The crustacean’s ability to survive at low temperatures will determine whether or not it will be able to establish itself in Antarctica, where it could become a problem for local communities.

In 2010, American scientists found a female specimen with eggs on the Antarctic Peninsula.

The crab, Halicarcinus planatus, is a small crustacean dwelling off the southern tip of South America, including the regions of Aysén and Magallanes and the sub-Antarctic islands of the Southern Ocean (Malvinas, Marion, Crozet, Kerguelen, and Macquarie). This species is able to reduce the magnesium concentrations in its body, allowing it to live and develop in areas with extreme temperatures.

The discovery of a Halicarcinus planatus specimen in the Antarctic led Zambra López, a PhD student at the Universidad de Chile, to join with the Research Center Dynamics of High Latitudes Marine Ecosystems (IDEAL) of the Universidad Austral de Chile in order to study and determine the crab’s thermal tolerance for Antarctic temperatures.

“Eight years ago, an American researcher found a female of this species with eggs on Deception Island, in the Antarctic Peninsula (south of the South Shetland Islands),” says Lopez.

The presence of this crab in Antarctica could be random. However, at some point in time, the crab could also become present in high densities, in which case, Halicarcinus planatus would become an invasive species.

“The factors that are happening today – such as climate change, which favors increasing temperatures in Antarctic waters, and increased traffic by ships carrying ballast water – could help this crab enter and settle in shallow Antarctica waters,” explained López, whose doctoral thesis is sponsored by Dr. Elie Poulin, an academic at the Universidad de Chile and co-sponsored by Dr. Luis Vargas-Chacoff, IDEAL Center researcher and academic from the Universidad Austral de Chile, and Dr. Karin Gérard, associate researcher at the Universidad de Magallanes (UMAG).

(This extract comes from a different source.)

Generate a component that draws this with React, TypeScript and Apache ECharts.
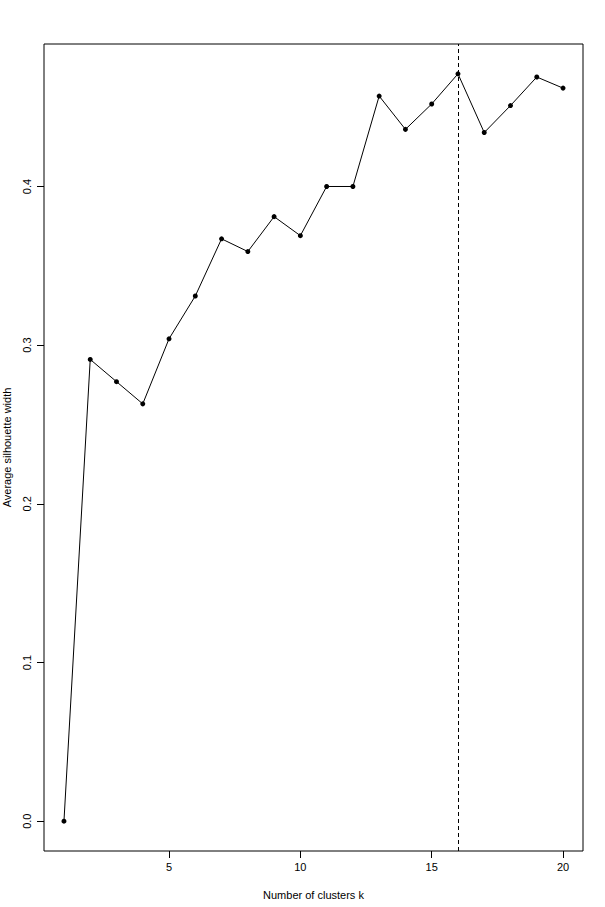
import { useEffect, useRef } from 'react';
import * as echarts from 'echarts';

const clusters = [1, 2, 3, 4, 5, 6, 7, 8, 9, 10, 11, 12, 13, 14, 15, 16, 17, 18, 19, 20];
const silhouette = [
  0.0, 0.291, 0.277, 0.263, 0.304, 0.331, 0.367, 0.359, 0.381, 0.369,
  0.4, 0.4, 0.457, 0.436, 0.452, 0.471, 0.434, 0.451, 0.469, 0.462,
];
const xTicks = [5, 10, 15, 20];
const yTicks = [0, 0.1, 0.2, 0.3, 0.4];
const bestK = 16;

export default function App() {
  const ref = useRef<HTMLDivElement | null>(null);

  useEffect(() => {
    document.body.style.margin = '0';
    if (!ref.current) return;
    const chart = echarts.init(ref.current, null, { renderer: 'svg' });
    const font = 'Arial, "Liberation Sans", sans-serif';
    chart.setOption({
      animation: false,
      textStyle: { fontFamily: font },
      grid: {
        left: 44, right: 22, top: 44, bottom: 56,
        show: true, borderColor: '#000', borderWidth: 1,
        containLabel: false, outerBoundsMode: 'none',
      },
      xAxis: {
        type: 'value',
        min: 0.24,
        max: 20.76,
        name: 'Number of clusters k',
        nameLocation: 'middle',
        nameGap: 38,
        nameTextStyle: { fontSize: 11, color: '#000' },
        splitLine: { show: false },
        axisLine: { show: false, onZero: false },
        axisTick: { show: true, inside: false, length: 7, customValues: xTicks, lineStyle: { color: '#000' } },
        axisLabel: { customValues: xTicks, fontSize: 11, color: '#000', margin: 10 },
      },
      yAxis: {
        type: 'value',
        min: -0.0188,
        max: 0.4898,
        name: 'Average silhouette width',
        nameLocation: 'middle',
        nameGap: 32,
        nameTextStyle: { fontSize: 11, color: '#000' },
        splitLine: { show: false },
        axisLine: { show: false, onZero: false },
        axisTick: { show: true, inside: false, length: 7, customValues: yTicks, lineStyle: { color: '#000' } },
        axisLabel: {
          customValues: yTicks,
          fontSize: 11,
          color: '#000',
          rotate: 90,
          margin: 12,
          formatter: (v: number) => v.toFixed(1),
        },
      },
      series: [
        {
          type: 'line',
          data: clusters.map((k, i) => [k, silhouette[i]]),
          symbol: 'circle',
          symbolSize: 5,
          itemStyle: { color: '#000' },
          lineStyle: { color: '#000', width: 1 },
          markLine: {
            silent: true,
            symbol: 'none',
            label: { show: false },
            lineStyle: { color: '#000', type: [4, 3], width: 1 },
            data: [{ xAxis: bestK }],
          },
        },
      ],
    });
    return () => chart.dispose();
  }, []);

  return <div ref={ref} style={{ width: 605, height: 907 }} />;
}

Karin Gérad and Zambra López extracting Halicarcinus planatus specimens.

Gérard also notes: “Now we are going to see if the crustaceans that are in the sub-Antarctic zone are able to reach the Antarctic; we have to evaluate their dispersal capacity and if they can survive the climatic conditions there.”

The genetic study relies on samples collected by diving in the Magallanes and Aysén regions and the Falkland (Malvinas) and Kerguelen islands, as well as specimens from New Zealand. The specimens will be exposed to different Antarctic temperatures (from 5 to -1° C degrees) in order to determine their survival capacity.

The results of the Halicarcinus planatus physiology experiments will be presented between the second half of 2018 and the first semester of 2019, allowing the research team to further their knowledge of this species that has been poorly studied at international level, has survived great climatic changes, and could be a key component of the Antarctic continent’s ecosystem.

“This study will indicate not only the ability of this crab to survive but also the physiological changes that occur at low temperatures,” concluded Dr. Vargas-Chacoff.